• [Problem]:
Go through the entries one line at a time, and gather every line that has the word "diagram".

• [The data]:
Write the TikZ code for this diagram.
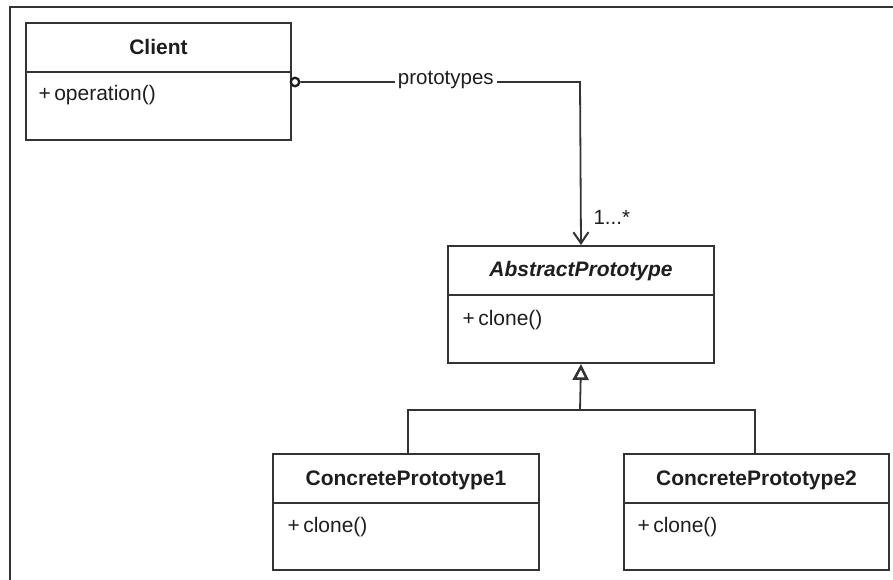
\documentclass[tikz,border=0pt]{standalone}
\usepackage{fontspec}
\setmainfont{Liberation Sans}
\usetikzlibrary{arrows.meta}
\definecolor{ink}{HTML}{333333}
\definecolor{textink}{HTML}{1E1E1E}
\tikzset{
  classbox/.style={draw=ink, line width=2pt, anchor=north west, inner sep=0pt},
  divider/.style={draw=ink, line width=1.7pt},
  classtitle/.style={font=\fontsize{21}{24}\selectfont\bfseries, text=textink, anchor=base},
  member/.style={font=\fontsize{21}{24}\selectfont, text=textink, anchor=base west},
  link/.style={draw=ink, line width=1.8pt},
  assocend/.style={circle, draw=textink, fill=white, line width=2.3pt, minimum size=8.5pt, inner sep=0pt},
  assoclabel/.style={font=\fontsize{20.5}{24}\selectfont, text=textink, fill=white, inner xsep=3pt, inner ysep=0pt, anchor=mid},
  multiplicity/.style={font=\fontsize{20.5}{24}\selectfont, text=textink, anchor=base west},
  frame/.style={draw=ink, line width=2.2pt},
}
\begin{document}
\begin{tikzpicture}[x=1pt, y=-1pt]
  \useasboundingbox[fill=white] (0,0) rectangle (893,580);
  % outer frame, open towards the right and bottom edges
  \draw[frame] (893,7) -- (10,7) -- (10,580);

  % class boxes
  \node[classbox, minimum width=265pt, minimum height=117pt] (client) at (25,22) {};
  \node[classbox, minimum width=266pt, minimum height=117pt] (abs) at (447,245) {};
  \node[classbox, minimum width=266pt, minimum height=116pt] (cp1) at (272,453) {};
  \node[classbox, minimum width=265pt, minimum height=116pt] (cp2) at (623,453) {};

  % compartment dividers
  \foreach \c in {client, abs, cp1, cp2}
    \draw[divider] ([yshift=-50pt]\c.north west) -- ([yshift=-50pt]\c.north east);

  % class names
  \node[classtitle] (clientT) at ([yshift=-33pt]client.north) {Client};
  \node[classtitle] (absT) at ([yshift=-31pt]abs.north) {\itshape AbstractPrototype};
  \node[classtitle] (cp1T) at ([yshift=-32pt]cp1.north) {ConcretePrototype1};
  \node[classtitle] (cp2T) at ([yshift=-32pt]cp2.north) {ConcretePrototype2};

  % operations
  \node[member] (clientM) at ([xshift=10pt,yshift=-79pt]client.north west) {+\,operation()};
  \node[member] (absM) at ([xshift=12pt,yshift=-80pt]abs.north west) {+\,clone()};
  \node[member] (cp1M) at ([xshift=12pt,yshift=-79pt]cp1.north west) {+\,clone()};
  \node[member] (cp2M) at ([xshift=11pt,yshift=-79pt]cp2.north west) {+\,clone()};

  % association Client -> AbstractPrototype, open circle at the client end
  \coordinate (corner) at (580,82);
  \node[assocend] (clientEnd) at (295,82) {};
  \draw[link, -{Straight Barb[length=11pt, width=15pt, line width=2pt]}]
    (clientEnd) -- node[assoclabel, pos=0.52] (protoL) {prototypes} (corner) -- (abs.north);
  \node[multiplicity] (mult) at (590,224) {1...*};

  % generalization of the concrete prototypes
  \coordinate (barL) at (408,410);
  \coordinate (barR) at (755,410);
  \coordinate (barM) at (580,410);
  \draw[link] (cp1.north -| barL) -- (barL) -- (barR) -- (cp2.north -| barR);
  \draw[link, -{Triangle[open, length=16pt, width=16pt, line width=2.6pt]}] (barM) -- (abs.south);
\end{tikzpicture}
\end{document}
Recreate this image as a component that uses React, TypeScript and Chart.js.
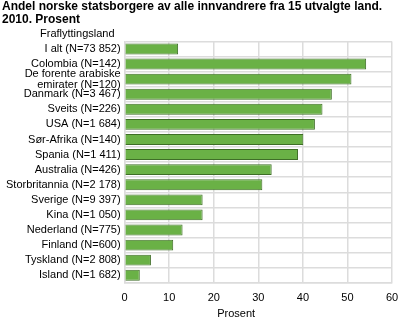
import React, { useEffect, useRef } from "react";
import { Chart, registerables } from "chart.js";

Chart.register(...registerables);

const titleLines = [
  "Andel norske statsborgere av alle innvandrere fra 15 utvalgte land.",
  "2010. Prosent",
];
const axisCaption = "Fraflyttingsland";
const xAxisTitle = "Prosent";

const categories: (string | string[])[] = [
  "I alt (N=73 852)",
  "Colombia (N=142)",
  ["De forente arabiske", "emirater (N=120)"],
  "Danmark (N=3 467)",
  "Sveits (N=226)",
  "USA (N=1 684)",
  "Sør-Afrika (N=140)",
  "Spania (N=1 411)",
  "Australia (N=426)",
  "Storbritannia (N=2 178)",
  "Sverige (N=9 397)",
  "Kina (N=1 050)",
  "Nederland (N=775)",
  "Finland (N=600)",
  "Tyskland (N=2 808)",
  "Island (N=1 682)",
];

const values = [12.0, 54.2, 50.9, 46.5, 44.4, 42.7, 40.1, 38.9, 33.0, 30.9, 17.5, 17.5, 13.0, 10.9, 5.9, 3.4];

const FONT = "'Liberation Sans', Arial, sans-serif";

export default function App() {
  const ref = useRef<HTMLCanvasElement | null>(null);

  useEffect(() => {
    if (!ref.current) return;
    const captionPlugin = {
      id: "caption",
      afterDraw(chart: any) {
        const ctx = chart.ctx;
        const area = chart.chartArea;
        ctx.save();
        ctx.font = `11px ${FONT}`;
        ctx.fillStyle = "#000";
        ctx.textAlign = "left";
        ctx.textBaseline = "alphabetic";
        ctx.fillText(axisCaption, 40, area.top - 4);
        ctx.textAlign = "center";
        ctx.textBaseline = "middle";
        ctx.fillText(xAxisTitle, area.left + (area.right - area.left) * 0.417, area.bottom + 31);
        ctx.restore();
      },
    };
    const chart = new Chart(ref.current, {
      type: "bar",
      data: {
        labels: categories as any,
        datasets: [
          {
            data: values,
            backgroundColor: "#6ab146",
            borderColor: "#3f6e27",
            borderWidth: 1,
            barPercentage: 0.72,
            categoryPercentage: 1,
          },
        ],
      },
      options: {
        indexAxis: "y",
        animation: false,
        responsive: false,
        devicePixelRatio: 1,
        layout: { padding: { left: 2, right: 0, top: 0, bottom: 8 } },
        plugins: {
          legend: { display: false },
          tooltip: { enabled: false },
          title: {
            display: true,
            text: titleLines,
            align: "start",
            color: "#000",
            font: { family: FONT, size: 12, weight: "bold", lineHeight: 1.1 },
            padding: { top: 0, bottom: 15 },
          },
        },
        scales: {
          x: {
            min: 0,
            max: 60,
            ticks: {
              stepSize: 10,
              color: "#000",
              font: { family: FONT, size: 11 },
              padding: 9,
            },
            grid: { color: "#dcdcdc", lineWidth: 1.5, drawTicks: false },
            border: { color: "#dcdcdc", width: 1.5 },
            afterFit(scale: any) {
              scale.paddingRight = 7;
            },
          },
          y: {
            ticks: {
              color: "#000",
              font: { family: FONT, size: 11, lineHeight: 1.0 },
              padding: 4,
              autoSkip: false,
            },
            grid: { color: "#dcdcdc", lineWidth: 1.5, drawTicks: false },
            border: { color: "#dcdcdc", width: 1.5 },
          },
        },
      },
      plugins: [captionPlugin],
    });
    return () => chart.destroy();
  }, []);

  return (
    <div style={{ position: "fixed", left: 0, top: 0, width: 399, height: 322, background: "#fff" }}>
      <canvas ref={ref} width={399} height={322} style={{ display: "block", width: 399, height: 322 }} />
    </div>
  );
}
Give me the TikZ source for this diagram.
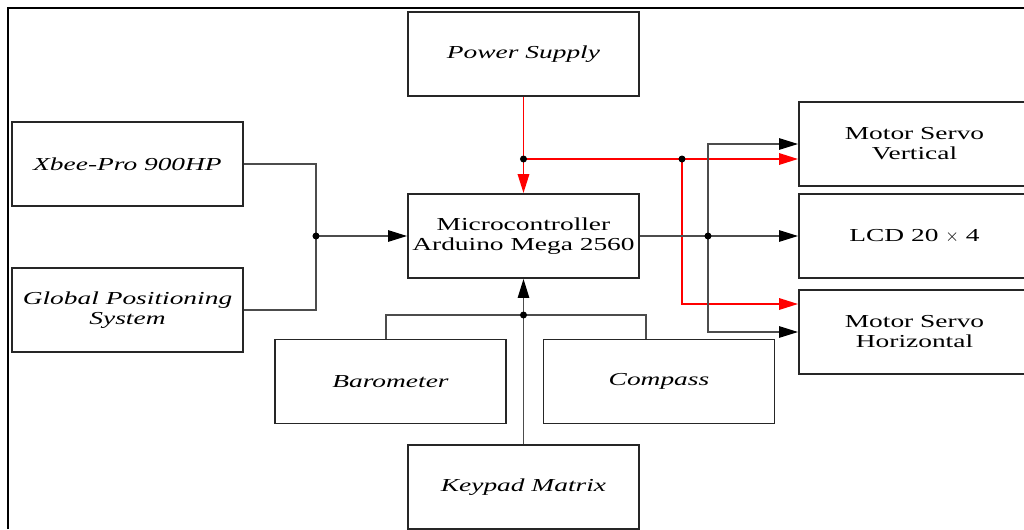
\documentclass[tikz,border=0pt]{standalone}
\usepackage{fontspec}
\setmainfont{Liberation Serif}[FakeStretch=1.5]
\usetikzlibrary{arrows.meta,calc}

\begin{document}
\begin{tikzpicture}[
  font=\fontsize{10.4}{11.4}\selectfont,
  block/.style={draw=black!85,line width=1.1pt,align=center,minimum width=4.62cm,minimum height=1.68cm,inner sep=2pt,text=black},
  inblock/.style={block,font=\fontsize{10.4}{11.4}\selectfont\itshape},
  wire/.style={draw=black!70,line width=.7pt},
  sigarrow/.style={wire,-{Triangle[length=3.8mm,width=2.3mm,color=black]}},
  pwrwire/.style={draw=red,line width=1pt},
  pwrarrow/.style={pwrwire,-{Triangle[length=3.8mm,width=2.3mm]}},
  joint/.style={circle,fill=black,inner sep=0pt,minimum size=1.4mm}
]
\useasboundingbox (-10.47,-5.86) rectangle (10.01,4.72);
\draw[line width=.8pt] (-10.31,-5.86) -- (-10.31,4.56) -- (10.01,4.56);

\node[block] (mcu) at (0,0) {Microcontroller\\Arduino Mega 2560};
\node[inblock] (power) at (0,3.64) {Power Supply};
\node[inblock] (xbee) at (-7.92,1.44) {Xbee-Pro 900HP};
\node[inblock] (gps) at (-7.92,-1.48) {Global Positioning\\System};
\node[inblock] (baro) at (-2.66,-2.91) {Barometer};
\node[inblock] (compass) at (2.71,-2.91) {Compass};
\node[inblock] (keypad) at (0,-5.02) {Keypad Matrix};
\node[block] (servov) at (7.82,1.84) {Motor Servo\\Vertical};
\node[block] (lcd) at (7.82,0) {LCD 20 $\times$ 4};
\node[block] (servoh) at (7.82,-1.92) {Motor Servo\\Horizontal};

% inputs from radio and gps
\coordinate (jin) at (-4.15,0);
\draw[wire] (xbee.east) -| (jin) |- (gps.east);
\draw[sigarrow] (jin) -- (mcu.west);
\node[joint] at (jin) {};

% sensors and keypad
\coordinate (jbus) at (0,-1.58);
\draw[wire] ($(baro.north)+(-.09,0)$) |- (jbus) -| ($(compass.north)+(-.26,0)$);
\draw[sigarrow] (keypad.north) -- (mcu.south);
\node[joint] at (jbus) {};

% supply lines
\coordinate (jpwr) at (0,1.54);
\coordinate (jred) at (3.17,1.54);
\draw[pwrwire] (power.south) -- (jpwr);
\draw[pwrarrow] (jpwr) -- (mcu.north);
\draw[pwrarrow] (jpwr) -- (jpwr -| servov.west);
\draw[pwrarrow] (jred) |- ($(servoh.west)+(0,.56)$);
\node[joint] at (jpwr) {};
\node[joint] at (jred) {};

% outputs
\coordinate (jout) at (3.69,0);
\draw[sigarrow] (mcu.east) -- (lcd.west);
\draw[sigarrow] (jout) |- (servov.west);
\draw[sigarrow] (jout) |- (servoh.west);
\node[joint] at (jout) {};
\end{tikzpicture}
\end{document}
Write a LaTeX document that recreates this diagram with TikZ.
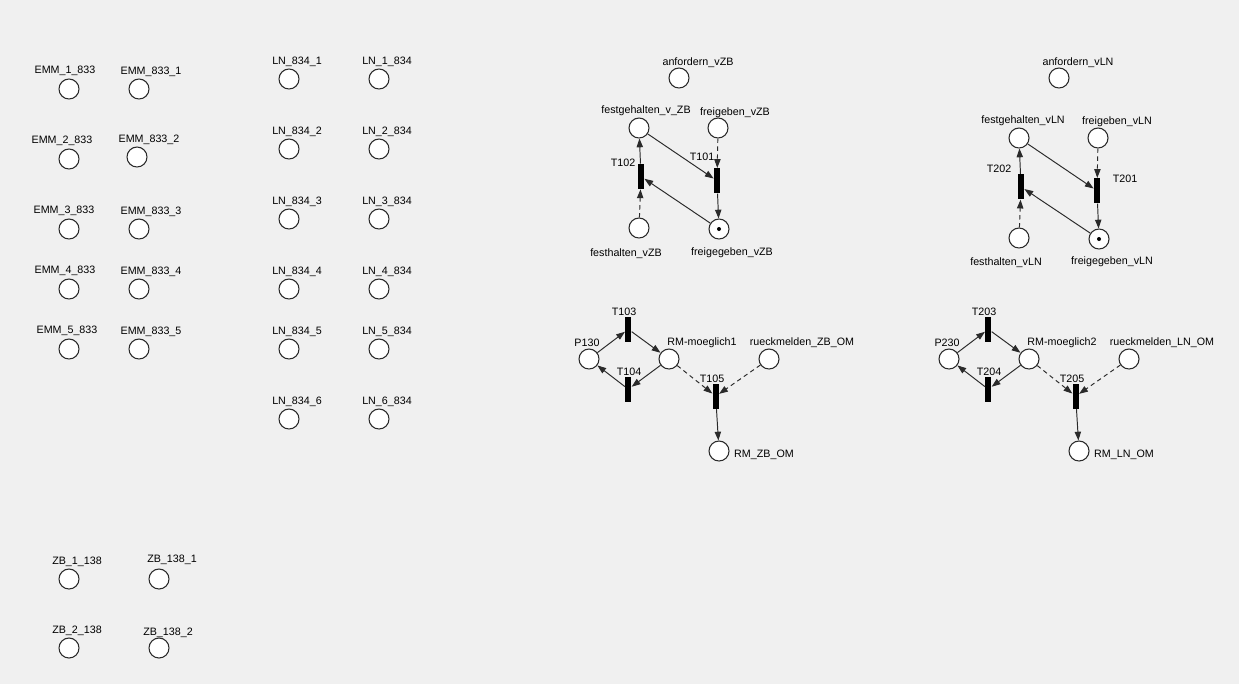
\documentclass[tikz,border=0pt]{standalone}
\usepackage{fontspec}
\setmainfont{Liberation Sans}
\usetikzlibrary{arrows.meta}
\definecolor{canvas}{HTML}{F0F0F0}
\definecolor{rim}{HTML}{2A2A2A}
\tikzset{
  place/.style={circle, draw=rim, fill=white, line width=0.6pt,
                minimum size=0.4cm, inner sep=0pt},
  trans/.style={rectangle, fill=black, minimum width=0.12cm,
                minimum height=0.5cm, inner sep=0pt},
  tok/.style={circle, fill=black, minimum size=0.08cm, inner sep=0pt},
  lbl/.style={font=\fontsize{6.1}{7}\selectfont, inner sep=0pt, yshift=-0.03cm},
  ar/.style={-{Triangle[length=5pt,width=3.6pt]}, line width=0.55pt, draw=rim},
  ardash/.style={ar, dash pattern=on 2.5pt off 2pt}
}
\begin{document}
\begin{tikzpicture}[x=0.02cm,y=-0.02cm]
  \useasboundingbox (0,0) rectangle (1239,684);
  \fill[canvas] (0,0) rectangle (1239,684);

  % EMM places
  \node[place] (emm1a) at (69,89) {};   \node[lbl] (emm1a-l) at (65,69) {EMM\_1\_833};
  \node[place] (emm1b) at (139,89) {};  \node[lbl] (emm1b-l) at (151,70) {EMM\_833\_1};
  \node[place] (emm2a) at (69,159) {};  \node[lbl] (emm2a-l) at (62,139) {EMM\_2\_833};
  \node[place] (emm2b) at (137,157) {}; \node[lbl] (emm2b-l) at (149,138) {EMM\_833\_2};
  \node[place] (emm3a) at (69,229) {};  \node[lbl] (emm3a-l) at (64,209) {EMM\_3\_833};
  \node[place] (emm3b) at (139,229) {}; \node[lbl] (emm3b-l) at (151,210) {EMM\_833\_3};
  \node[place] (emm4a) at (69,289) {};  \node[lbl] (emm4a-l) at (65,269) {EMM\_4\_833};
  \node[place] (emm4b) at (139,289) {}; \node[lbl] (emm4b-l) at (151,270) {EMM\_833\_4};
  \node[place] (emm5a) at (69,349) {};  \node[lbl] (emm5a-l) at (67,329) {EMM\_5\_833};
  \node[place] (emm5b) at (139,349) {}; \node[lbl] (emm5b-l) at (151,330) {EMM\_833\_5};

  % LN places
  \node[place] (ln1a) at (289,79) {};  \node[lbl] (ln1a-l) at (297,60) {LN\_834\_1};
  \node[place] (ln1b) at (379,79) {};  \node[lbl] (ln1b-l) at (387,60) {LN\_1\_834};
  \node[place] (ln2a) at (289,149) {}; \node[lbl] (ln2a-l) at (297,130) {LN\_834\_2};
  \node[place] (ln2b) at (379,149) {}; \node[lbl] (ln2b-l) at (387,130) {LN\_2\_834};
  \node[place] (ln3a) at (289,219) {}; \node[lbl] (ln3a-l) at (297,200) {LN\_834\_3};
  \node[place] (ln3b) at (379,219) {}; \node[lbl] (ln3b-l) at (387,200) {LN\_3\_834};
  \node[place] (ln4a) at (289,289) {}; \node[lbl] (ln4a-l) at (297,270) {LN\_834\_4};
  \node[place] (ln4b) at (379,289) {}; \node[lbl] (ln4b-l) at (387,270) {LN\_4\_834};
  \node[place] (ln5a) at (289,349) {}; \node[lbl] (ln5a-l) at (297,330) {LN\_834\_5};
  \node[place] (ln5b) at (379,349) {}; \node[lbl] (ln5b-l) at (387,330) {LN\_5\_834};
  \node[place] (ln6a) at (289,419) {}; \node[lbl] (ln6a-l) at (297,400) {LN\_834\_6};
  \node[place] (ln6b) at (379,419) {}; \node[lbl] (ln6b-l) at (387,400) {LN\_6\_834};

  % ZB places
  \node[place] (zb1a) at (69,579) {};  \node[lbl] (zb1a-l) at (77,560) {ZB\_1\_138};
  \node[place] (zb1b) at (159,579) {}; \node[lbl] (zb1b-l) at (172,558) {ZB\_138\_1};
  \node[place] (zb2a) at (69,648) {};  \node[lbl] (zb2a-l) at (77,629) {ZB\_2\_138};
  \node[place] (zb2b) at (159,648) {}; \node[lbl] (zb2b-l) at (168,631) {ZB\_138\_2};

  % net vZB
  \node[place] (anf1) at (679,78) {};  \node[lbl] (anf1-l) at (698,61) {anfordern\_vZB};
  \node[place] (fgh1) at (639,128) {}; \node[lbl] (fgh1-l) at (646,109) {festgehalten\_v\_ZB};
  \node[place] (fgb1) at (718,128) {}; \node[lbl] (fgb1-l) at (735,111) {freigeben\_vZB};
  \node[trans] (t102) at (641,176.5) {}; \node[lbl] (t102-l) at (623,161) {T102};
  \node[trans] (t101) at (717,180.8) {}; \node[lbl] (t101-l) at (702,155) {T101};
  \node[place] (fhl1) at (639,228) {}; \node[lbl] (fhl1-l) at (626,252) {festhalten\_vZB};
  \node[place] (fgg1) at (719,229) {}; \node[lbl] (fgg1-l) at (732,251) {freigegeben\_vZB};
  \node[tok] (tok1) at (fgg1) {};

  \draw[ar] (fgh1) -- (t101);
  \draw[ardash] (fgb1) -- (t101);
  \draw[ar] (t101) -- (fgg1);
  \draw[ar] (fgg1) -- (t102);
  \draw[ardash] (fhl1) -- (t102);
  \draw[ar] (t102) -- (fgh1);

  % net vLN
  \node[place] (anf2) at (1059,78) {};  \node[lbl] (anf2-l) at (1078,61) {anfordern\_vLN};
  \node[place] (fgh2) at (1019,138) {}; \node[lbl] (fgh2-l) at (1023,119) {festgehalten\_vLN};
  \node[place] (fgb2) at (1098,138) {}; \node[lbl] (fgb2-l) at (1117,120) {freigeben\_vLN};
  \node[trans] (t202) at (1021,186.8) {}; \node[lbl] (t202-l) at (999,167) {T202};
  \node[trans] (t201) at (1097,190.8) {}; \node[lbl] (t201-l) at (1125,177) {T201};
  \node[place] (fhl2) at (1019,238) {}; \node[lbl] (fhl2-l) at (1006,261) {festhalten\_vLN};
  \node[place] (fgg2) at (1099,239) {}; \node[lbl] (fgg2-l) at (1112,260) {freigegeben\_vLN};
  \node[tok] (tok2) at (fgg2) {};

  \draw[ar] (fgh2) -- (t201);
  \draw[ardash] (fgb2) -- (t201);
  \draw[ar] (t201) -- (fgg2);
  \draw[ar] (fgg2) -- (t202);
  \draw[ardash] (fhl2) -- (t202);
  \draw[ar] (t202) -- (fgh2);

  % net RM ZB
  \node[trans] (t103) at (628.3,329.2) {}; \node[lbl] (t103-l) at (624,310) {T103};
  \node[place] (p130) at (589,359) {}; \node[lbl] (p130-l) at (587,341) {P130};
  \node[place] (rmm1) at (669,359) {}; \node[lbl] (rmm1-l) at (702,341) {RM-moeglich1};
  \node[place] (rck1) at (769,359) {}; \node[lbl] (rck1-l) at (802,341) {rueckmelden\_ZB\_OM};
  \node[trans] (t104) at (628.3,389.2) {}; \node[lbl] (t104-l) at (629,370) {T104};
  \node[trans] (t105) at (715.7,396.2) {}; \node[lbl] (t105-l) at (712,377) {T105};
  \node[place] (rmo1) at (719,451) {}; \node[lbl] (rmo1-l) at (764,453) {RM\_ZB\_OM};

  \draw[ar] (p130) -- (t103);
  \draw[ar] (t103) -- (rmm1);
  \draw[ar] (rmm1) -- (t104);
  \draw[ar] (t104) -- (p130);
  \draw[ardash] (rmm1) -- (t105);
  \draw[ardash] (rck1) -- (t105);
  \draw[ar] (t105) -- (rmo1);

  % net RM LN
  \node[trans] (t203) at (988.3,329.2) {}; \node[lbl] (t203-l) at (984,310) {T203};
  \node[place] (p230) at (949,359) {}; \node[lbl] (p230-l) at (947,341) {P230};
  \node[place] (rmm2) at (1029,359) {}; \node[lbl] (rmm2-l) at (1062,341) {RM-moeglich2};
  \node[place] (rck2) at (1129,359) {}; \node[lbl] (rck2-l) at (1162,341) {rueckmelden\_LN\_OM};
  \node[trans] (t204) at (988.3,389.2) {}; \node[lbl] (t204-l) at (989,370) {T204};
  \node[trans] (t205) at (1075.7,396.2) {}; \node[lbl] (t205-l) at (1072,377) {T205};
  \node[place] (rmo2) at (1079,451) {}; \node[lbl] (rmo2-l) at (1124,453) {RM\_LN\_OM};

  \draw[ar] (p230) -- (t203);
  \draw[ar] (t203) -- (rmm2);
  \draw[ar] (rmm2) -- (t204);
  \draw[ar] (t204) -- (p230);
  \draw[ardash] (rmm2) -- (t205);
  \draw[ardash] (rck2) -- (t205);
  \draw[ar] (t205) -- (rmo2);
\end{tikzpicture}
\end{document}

• [Answer below]:
Write the TikZ code for this diagram.
Give me the TikZ source for this diagram.
Write a LaTeX document that recreates this diagram with TikZ.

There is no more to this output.